Outros pitacos: porque não botou um batom? porque não fez ela rindo? Eu quis que ela ficasse imaculadamente uniforme. Esse branco não remete à cor da pele, mais sim à pureza. Cabe ao artista saber dentre os pitacos, sugestões e críticas, o que vale a pena aproveitar.
Quem é essa baiana?
Na realidade é como dizia Carybé: “Faça o que você lembra”. É assim que eu faço as minhas representações. Eu estou representando uma baiana preparando a sua massa do acarajé. É uma etapa importante dentro do processo. Resolvi valorizar o processe que é o feitio da massa. Isso é uma escolha minha. A gente pensa numa baiana e o que você lembra é o que você representa. Eu penso, fecho os olhos, e o que mais me tocou foi o que eu coloquei.
É o que está em meu imaginário. Quando o artista faz, ainda que com o compromisso de representar, ele não pode abrir mão de como aquilo chega até ele. Isso é o que diferencia um artista do outro.
Como essa escultura soma na valorização da própria cultura do bairro?
Primeiro que é uma homenagem justíssima às baianas de acarajé, que é uma fatia expressiva e exótica, e pitoresca da nossa cultura. A baiana é indiscutivelmente uma referência muito forte em nossa cultura, na culinária, na identidade brasileira, africana, na religião… A roupa da baiana do acarajé é inspirada nas indumentarias do candomblé.
O que candomblé trouxe de inspiração na confecção dessa baiana?
Minha mãe disse que eu sou de Oxalá. Me identifico muito com o Oxalá jovem que é Oxaguiã. Mesmo não sendo um frequentador assíduo das cerimônias de candomblé, todos nós somos sensíveis e respeitadores de uma cultura tão exuberante como essa. Eu acho fantástico essas divindades e essas forças que representam sempre as forças da natureza. Isso para mim é de uma beleza fantástica.
Essa peça em especial eu quis que ela representasse a baiana de acarajé que existe em meu imaginário, evidentemente contemplando os sinais que remetem a esse personagem da nossa cultura, mas além disso também quis também que ela parecesse uma coisa divina. Essa foi a minha preocupação principal. Eu quis que algum leigo ou turista olhe e chegue a confundir a baiana com a alguma divindade. Esse é ponto mais forte do meu trabalho.
Como foi definida a posição dela?
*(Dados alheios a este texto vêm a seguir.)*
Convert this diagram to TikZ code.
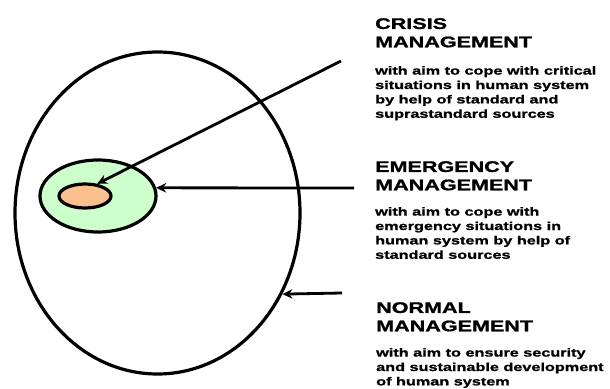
\documentclass[tikz,border=0pt]{standalone}
\usepackage{fontspec}
\newfontfamily\lab[FakeStretch=1.4,FakeBold=1.2]{Liberation Sans Bold}
\usetikzlibrary{arrows.meta,shapes.geometric}
\definecolor{lgreen}{RGB}{204,255,204}
\definecolor{lorange}{RGB}{250,192,144}
\begin{document}
\begin{tikzpicture}[x=1pt,y=-1pt,
  ring/.style={ellipse,draw=black,line width=3.2pt,inner sep=0pt},
  arr/.style={line width=2.8pt,-{Stealth[length=10pt,width=9.5pt]}},
  ttl/.style={anchor=north west,inner sep=0pt,align=left,font=\lab\fontsize{15.4}{18.3}\selectfont},
  bdy/.style={anchor=north west,inner sep=0pt,align=left,font=\lab\fontsize{11.6}{14.4}\selectfont}]
\useasboundingbox (0,0) rectangle (610,388);
\fill[white] (0,0) rectangle (610,388);
% shapes
\node[ring,minimum width=285pt,minimum height=322pt] (big) at (157.5,213) {};
\node[ring,fill=lgreen,minimum width=116pt,minimum height=72pt] (green) at (98,196) {};
\node[ring,fill=lorange,minimum width=52pt,minimum height=24pt] (orange) at (85,196) {};
% arrow starts
\coordinate (cs) at (341,61);
\coordinate (es) at (354,188);
\coordinate (ns) at (342,293);
\draw[arr] (cs) -- (orange.45);
\draw[arr] (es) -- (green.8);
\draw[arr] (ns) -- (big.-33);
% texts
\node[ttl] (ct) at (375,18) {CRISIS\\MANAGEMENT};
\node[bdy] (cb) at (375,66) {with aim to cope with critical\\situations in human system\\by help of standard and\\suprastandard sources};
\node[ttl] (et) at (375,161) {EMERGENCY\\MANAGEMENT};
\node[bdy] (eb) at (375,207) {with aim to cope with\\emergency situations in\\human system by help of\\standard sources};
\node[ttl] (nt) at (376,302) {NORMAL\\MANAGEMENT};
\node[bdy] (nb) at (376,348) {with aim to ensure security\\and sustainable development\\of human system};
\end{tikzpicture}
\end{document}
Ela poderia estar olhando para o mar….
Preferi que ela estivesse de frente quando as pessoas chegassem aqui, seja no carro, nos coletivos, de bicicleta ou caminhando. Eu achei que é por aqui que se entra em Amaralina. Um momento muito importante aqui é depois que o sol se põe e o ceu fica escuro e ela acaba contrastando. Por mais luz que tenha aqui nunca vai escurecer o blackout de luz do mar.
Como você via a situação de abandono desse que era considerado um dos mais tradicionais pontos turísticos e de venda de acarajé de Salvador?
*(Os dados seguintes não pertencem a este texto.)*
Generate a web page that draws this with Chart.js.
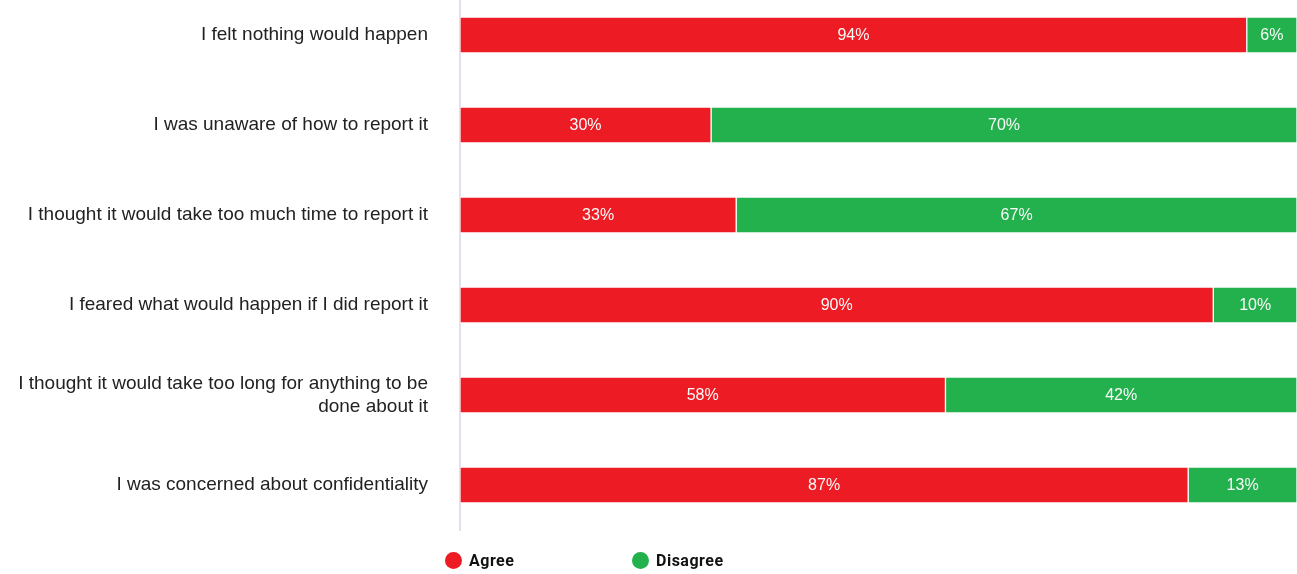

Já vi isso aqui nos bons momentos…Quando tinha aqui aquele quiosque redondo… Sempre frequentei muito isso aqui em minha juventude. Acho que Amaralina estava merecendo uma atenção especial e diferenciada. É uma praia geograficamente muito linda. Tudo indica que vai ficar muito bom…
Existe alguma relação sua com o bairro? Você era frequentador da orla de Amaralina?
Tive um relacionamento de muitos anos com uma ex-mulher minha que morava aqui na região. Minha atual mulher também cresceu aqui…Já surfei muito aqui quando era jovem…Toda a costa me atrai. Sempre dei prioridade aos caminhos pela orla. Prefiro fazer um caminho mais longo e passar pela orla. Também morei aqui na Pituba, no Rio Vermelho… Digo com a maior tranquilidade que me sinto a vontade em qualquer setor aqui da minha cidade. Sei me dar com esse povo, sei chegar, sempre com respeito e muita intimidade.